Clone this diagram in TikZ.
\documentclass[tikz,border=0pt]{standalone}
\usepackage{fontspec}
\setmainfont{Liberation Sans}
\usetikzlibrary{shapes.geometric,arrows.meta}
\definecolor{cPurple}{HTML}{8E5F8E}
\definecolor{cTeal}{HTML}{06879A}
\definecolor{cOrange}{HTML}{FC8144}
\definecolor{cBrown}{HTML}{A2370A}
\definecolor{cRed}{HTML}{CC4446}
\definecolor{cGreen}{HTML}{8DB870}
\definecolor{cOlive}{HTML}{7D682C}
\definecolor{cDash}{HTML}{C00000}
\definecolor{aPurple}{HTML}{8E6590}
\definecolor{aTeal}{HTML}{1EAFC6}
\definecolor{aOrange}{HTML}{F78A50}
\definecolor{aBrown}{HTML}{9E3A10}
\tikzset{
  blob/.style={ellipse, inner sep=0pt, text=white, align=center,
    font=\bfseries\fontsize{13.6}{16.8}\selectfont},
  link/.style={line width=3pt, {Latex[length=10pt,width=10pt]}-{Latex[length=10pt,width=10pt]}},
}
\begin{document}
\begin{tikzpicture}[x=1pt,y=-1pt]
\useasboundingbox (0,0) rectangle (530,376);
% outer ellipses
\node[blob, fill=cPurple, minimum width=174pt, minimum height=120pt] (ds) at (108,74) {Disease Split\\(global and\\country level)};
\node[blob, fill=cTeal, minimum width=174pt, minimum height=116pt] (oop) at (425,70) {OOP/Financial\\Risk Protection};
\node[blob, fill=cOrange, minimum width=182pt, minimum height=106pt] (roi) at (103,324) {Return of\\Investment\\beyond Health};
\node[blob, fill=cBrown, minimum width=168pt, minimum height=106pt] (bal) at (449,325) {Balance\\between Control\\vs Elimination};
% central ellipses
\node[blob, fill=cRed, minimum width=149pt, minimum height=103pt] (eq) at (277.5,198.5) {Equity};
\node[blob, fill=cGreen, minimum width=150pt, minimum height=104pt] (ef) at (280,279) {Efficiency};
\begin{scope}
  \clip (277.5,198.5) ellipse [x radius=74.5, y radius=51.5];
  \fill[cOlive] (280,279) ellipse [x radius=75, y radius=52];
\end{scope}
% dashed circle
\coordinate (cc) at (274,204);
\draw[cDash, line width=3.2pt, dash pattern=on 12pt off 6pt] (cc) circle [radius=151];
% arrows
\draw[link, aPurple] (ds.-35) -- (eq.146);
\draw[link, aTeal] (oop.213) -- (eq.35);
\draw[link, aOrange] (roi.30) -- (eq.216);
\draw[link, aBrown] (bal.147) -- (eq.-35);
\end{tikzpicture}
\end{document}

★ ★ ★ ★

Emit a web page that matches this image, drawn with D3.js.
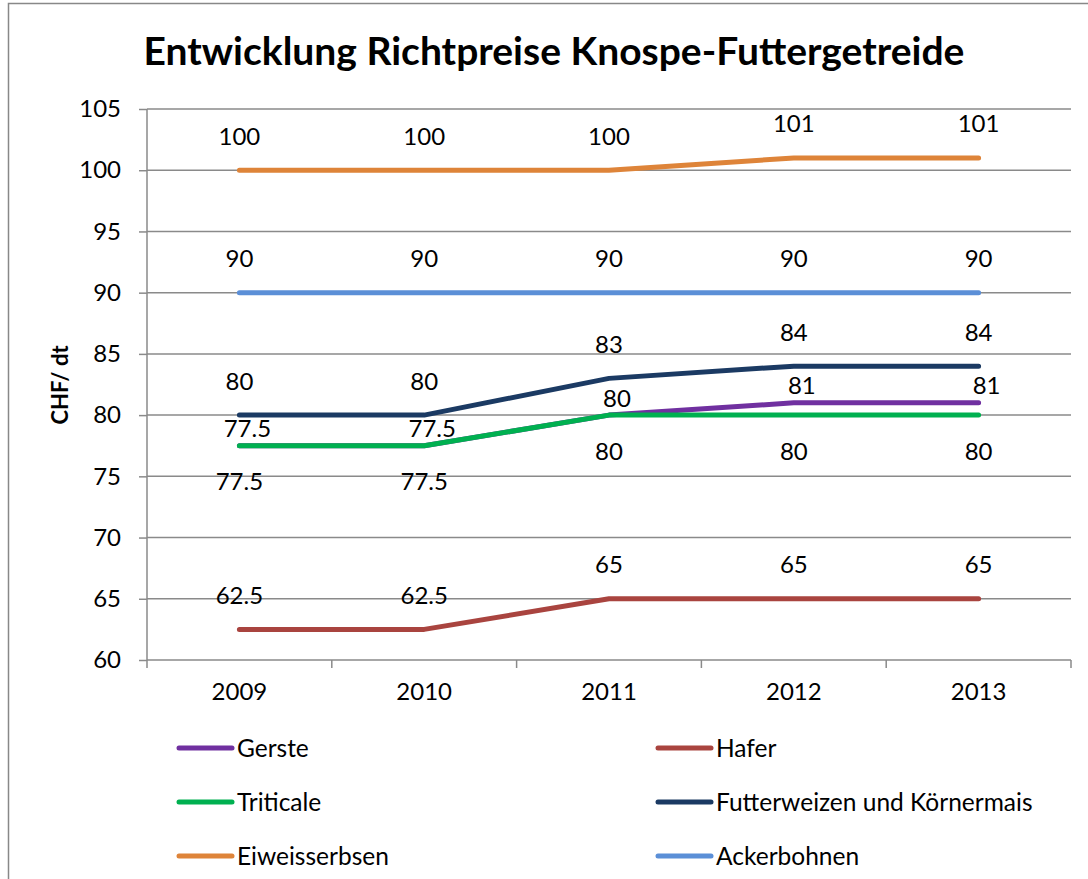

★ ★ ★ ★

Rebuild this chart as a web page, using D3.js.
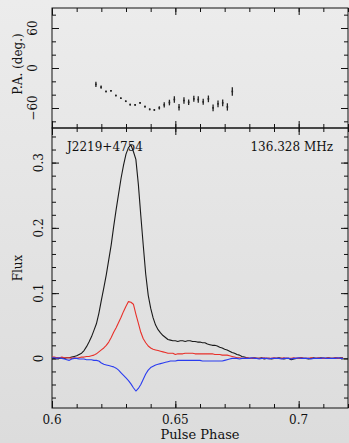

★ ★ ★ ★

Task requirements >>
Within the listing above, work out how many lines contain the string "this", and reply with that number only.

Response to the task >>
3